Maybe the use of the word ignorant above is pejorative. Even the knowledge of the smartest people is limited. None of us has the intellectual capacity to know enough to make the important decisions on our own. The “success” of the human race stems from our social skills; our knowledge is socially constructed. The problem is that many of us are prepared to subordinate our better judgement to those who exhibit certainty. It seems that we are prepared to do this even when it is apparent that it is not in our best interests. Why?
This goes to the heart of the question of our humanity. Are we merely herd animals who will follow those who exhibit aggression most successfully or can we be more? Is humanity a static thing or does it develop? For us as individuals a fulfilling life is one in which our personal development is central. Does this then not apply collectively? If the future is going to be one in which more people are able to realise a greater part of their human potential we will need to share more of the decisions that determine the conditions in which we live. How do we do that?
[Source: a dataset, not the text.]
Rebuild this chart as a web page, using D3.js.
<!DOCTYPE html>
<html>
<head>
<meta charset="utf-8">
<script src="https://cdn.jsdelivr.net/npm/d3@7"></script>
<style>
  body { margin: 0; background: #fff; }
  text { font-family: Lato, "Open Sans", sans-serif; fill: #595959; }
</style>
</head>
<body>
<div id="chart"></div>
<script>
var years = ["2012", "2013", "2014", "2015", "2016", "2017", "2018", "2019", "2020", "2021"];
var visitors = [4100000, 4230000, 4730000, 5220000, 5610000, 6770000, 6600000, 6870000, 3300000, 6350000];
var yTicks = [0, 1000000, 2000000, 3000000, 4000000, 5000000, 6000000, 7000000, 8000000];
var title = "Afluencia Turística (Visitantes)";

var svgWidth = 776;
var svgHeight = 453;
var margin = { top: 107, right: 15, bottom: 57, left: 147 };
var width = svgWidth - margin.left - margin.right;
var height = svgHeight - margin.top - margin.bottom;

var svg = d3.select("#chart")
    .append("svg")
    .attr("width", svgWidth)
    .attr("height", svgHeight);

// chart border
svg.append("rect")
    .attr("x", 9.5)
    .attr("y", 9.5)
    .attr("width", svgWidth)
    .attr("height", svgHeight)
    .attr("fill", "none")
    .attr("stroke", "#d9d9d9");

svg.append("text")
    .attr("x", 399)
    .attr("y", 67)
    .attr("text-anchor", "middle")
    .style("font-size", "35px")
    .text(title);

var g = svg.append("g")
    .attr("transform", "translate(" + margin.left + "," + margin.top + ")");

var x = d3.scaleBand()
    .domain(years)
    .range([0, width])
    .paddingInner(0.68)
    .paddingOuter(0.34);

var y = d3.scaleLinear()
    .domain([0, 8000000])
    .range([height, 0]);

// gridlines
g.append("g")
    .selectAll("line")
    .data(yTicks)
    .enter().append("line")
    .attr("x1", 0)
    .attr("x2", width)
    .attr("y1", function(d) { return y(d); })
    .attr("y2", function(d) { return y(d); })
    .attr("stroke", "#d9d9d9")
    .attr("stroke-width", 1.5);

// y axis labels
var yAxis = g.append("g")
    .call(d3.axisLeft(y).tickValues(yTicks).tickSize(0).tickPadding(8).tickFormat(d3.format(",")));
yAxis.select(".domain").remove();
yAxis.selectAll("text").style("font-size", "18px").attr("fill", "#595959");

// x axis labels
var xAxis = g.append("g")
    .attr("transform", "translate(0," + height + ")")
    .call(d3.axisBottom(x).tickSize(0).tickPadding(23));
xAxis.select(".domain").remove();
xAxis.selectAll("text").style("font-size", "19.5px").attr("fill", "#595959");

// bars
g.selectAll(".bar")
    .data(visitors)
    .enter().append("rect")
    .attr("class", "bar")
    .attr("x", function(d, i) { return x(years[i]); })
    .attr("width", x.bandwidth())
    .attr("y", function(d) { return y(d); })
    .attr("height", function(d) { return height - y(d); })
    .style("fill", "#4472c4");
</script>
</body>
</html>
My suggestion would be to try something that has never been tried before: democracy. Okay, I’m being provocative but also sincere. Democracy is one of the most over used and least understood words in the political lexicon. If you are of the opinion that we currently live in a democracy ask yourself: what democratic activity have you been involved in recently?
If you are one of the minority who have engaged in some kind of activism, ask yourself what impact did it have? Perhaps you’ve taken part in some kind of consultation. Did it make any difference or do you even know the outcome?
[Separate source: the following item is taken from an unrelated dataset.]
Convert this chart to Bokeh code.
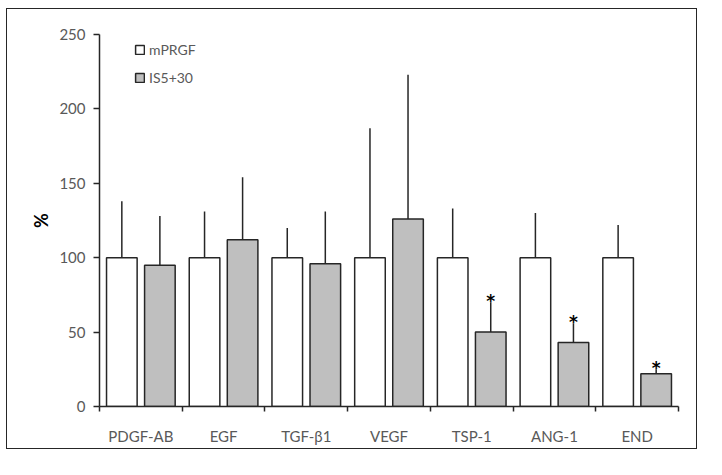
from bokeh.plotting import figure
from bokeh.layouts import column, row
from bokeh.models import FixedTicker, Legend, LegendItem, Spacer
from bokeh.core.properties import value
from bokeh.embed import file_html
from bokeh.resources import INLINE

# data
factors = ["PDGF-AB", "EGF", "TGF-β1", "VEGF", "TSP-1", "ANG-1", "END"]
mprgf = [100, 100, 100, 100, 100, 100, 100]
mprgf_err = [38, 31, 20, 87, 33, 30, 22]
is530 = [95, 112, 96, 126, 50, 43, 22]
is530_err = [33, 42, 35, 97, 20, 13, 3]
significant = [False, False, False, False, True, True, True]
y_ticks = [0, 50, 100, 150, 200, 250]

FONT = "Lato"
TEXT = "#595959"
LINE = "#262626"
GRAY = "#bfbfbf"

offset = 0.23
bar_w = 0.37
centers = [i + 0.5 for i in range(len(factors))]
x_white = [c - offset for c in centers]
x_gray = [c + offset for c in centers]

p = figure(
    width=691,
    height=441,
    x_range=(0, len(factors)),
    y_range=(0, 250),
    output_backend="svg",
    toolbar_location=None,
    min_border_left=92,
    min_border_right=20,
    min_border_top=25,
    min_border_bottom=44,
    outline_line_color=None,
    background_fill_color="white",
    border_fill_color="white",
)
# chart-area border like the spreadsheet frame
p.styles = {"border": "1.5px solid #262626"}
p.grid.grid_line_color = None

# bars
r1 = p.vbar(x=x_white, top=mprgf, bottom=0, width=bar_w, fill_color="white",
            line_color=LINE, line_width=1.5)
r2 = p.vbar(x=x_gray, top=is530, bottom=0, width=bar_w, fill_color=GRAY,
            line_color=LINE, line_width=1.5)

# upper error bars
p.segment(x0=x_white, y0=mprgf, x1=x_white,
          y1=[v + e for v, e in zip(mprgf, mprgf_err)], line_color=LINE, line_width=1.5)
p.segment(x0=x_gray, y0=is530, x1=x_gray,
          y1=[v + e for v, e in zip(is530, is530_err)], line_color=LINE, line_width=1.5)

# significance marks
star_x = [x for x, s in zip(x_gray, significant) if s]
star_y = [v + e for v, e, s in zip(is530, is530_err, significant) if s]
p.text(x=star_x, y=star_y, text=["*"] * len(star_x), text_align="center",
       text_baseline="bottom", text_font=value("DejaVu Sans"), text_font_style="bold",
       text_font_size="17px", text_color="#000000", y_offset=9)

# axes
p.xaxis.ticker = FixedTicker(ticks=centers, minor_ticks=list(range(len(factors) + 1)))
p.xaxis.major_label_overrides = {c: f for c, f in zip(centers, factors)}
p.xaxis.major_tick_line_color = None
p.xaxis.minor_tick_line_color = LINE
p.xaxis.minor_tick_line_width = 1.5
p.xaxis.minor_tick_out = 5
p.xaxis.minor_tick_in = 0
p.xaxis.major_label_standoff = 14

p.yaxis.ticker = FixedTicker(ticks=y_ticks)
p.yaxis.minor_tick_line_color = None
p.yaxis.major_tick_line_color = LINE
p.yaxis.major_tick_line_width = 1.5
p.yaxis.major_tick_out = 6
p.yaxis.major_tick_in = 0
p.yaxis.major_label_standoff = 8
p.yaxis.axis_label = "%"
p.yaxis.axis_label_text_font = FONT
p.yaxis.axis_label_text_font_style = "bold"
p.yaxis.axis_label_text_font_size = "18px"
p.yaxis.axis_label_text_color = "black"
p.yaxis.axis_label_standoff = 4

for ax in (p.xaxis, p.yaxis):
    ax.axis_line_color = LINE
    ax.axis_line_width = 1.5
    ax.major_label_text_font = FONT
    ax.major_label_text_font_size = "15px"
    ax.major_label_text_color = TEXT

legend = Legend(
    items=[LegendItem(label="mPRGF", renderers=[r1]),
           LegendItem(label="IS5+30", renderers=[r2])],
    location=(35, 319),
    orientation="vertical",
    glyph_width=11,
    glyph_height=11,
    label_height=20,
    spacing=8,
    padding=0,
    margin=0,
    label_standoff=4,
    label_text_font=FONT,
    label_text_font_size="14px",
    label_text_color=TEXT,
    border_line_color=None,
    background_fill_alpha=0,
)
p.add_layout(legend)

# shift the framed chart to where it sits in the reference
page = row(Spacer(width=6), column(Spacer(height=8), p, spacing=0), spacing=0)
open("out.html", "w").write(file_html(page, INLINE))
Modern democracy is even more of an illusion than the original Greek version that excluded women and slaves. It at least, was effective for those who were included. Ask most people what democracy is and they are likely to talk about voting. Great, but how many people vote and does it really change anything much when most political thought is framed by preconceptions arising from a manufactured view of the world which sees economics as a science conforming to certain rules, as if they were laws of nature, like gravity itself. It is ironic that people who hold this view are willing to challenge gravitational hegemony but not that of the perceived laws of economics. Is it a surprise that so few people vote?
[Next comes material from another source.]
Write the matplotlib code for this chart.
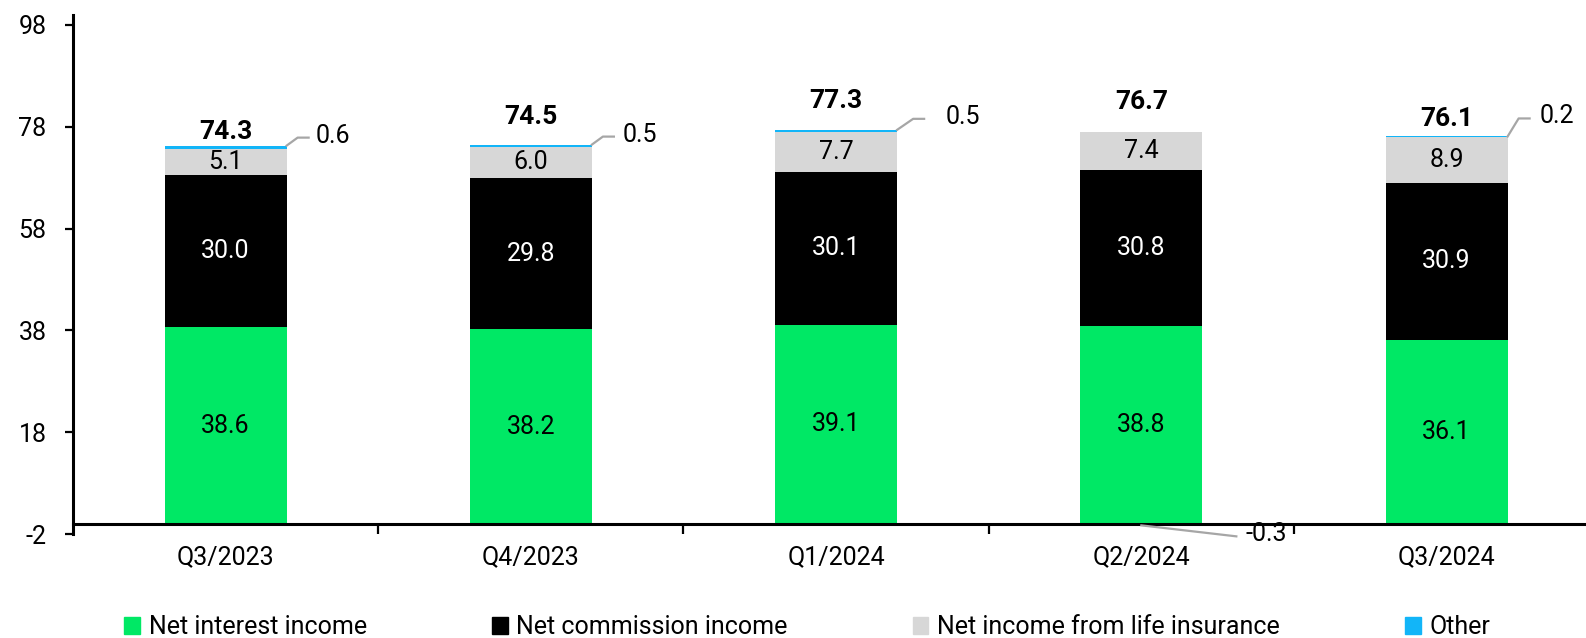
import numpy as np
import matplotlib.pyplot as plt
from matplotlib.lines import Line2D
from matplotlib.patches import Patch
from matplotlib.transforms import IdentityTransform

plt.rcParams['font.family'] = ['Roboto', 'DejaVu Sans']
plt.rcParams['axes.unicode_minus'] = False

# quarterly income split (EUR bn)
quarters = ['Q3/2023', 'Q4/2023', 'Q1/2024', 'Q2/2024', 'Q3/2024']
net_interest = [38.6, 38.2, 39.1, 38.8, 36.1]
net_commission = [30.0, 29.8, 30.1, 30.8, 30.9]
life_insurance = [5.1, 6.0, 7.7, 7.4, 8.9]
other = [0.6, 0.5, 0.5, -0.3, 0.2]
totals = [74.3, 74.5, 77.3, 76.7, 76.1]

series_names = ['Net interest income', 'Net commission income',
                'Net income from life insurance', 'Other']
colors = ['#00E865', '#000000', '#D7D7D7', '#12B5F8']
y_ticks = [-2, 18, 38, 58, 78, 98]

# label placement tweaks, in pixels
total_lift = [14, 28, 29, 30, 17]
other_elbow = [(11, 8), (11, 8), (16, 11), (95, -11), (11, 18)]
other_text_dx = [29, 31, 48, 104, 32]

fig = plt.figure(figsize=(15.86, 6.38), dpi=100)
ax = fig.add_axes([0.046, 0.163, 0.9527, 0.8138])

x = np.arange(len(quarters))
width = 0.4
layers = [net_interest, net_commission, life_insurance, other]
pos_base = np.zeros(len(x))
neg_base = np.zeros(len(x))
for vals, col, name in zip(layers, colors, series_names):
    vals = np.array(vals)
    base = np.where(vals >= 0, pos_base, neg_base)
    ax.bar(x, vals, width, bottom=base, color=col, label=name, zorder=1)
    pos_base = pos_base + np.clip(vals, 0, None)
    neg_base = neg_base + np.clip(vals, None, 0)

# values inside the segments
bottom = np.zeros(len(x))
for vals, txt_col in zip(layers[:3], ['black', 'white', 'black']):
    for i, v in enumerate(vals):
        ax.text(x[i], bottom[i] + v / 2, f'{v:.1f}', ha='center', va='center',
                fontsize=18, color=txt_col)
    bottom = bottom + np.array(vals)

ax.set_xlim(-0.5, 4.45)
ax.set_ylim(-2, 100)

# totals above each bar
for i, t in enumerate(totals):
    ax.annotate(f'{t:.1f}', xy=(x[i], pos_base[i]), xytext=(0, total_lift[i]),
                textcoords='offset pixels', ha='center', va='center',
                fontsize=19, fontweight='bold')

# leader lines for the small "other" values
for i, v in enumerate(other):
    ex, ey = other_elbow[i]
    if v >= 0:
        x0, y0 = ax.transData.transform((x[i] + width / 2, pos_base[i]))
        xs = [x0, x0 + ex, x0 + ex + 11]
        ys = [y0, y0 + ey, y0 + ey]
    else:
        x0, y0 = ax.transData.transform((x[i], neg_base[i]))
        xs = [x0, x0 + ex]
        ys = [y0, y0 + ey]
    fig.add_artist(Line2D(xs, ys, transform=IdentityTransform(),
                          color='#A6A6A6', lw=1.6))
    fig.text(x0 + other_text_dx[i], y0 + ey + 2, f'{v:.1f}',
             transform=IdentityTransform(), ha='left', va='center', fontsize=18)

# axes styling
for s in ['top', 'right']:
    ax.spines[s].set_visible(False)
ax.spines['bottom'].set_position(('data', 0))
ax.spines['bottom'].set_linewidth(2.2)
ax.spines['left'].set_linewidth(2.2)
ax.spines['bottom'].set_zorder(3)

ax.set_yticks(y_ticks)
ax.tick_params(axis='y', length=6, width=1.6, pad=13, labelsize=18)
ax.set_xticks(x)
ax.set_xticklabels(quarters)
ax.set_xticks(x[:-1] + 0.5, minor=True)
ax.tick_params(axis='x', which='major', length=0, pad=15.5, labelsize=18)
ax.tick_params(axis='x', which='minor', length=7, width=1.6)

handles = [Patch(color=c, label=n) for c, n in zip(colors, series_names)]
fig.legend(handles=handles, loc='center', bbox_to_anchor=(0.509, 0.017), ncol=4,
           frameon=False, fontsize=18, handlelength=0.63, handleheight=0.63,
           handletextpad=0.35, columnspacing=5.0, borderpad=0)

fig.savefig('out.png', dpi=100)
Add to this the diminution of political power, in recent times, in favour of the economy and we can see that democracy is left looking ineffectual in the face of over-weaning, voracious and unaccountable economic power. The important decisions are not made by citizens or politicians. They don’t even know what the questions are or that the decisions are being made.
If we are to have a better future this has to change. We need strategies that will ameliorate the consequences of climate change. Coincidentally, these will, most effectively, be the measures that enrich our lives, allowing us to grow and prosper in the ways that nature equips us to do. We must become more determined and more sufficient as individuals and as communities. We don’t all have to start keeping goals but we must be more proactive in the material and organisation of our own lives and of those around us. And yes, more of us do need to grow more of our own food, generate more of our own energy and just consume less.
Most of all, we need to develop a democracy which is responsive to and critically aware of the collective will of our communities.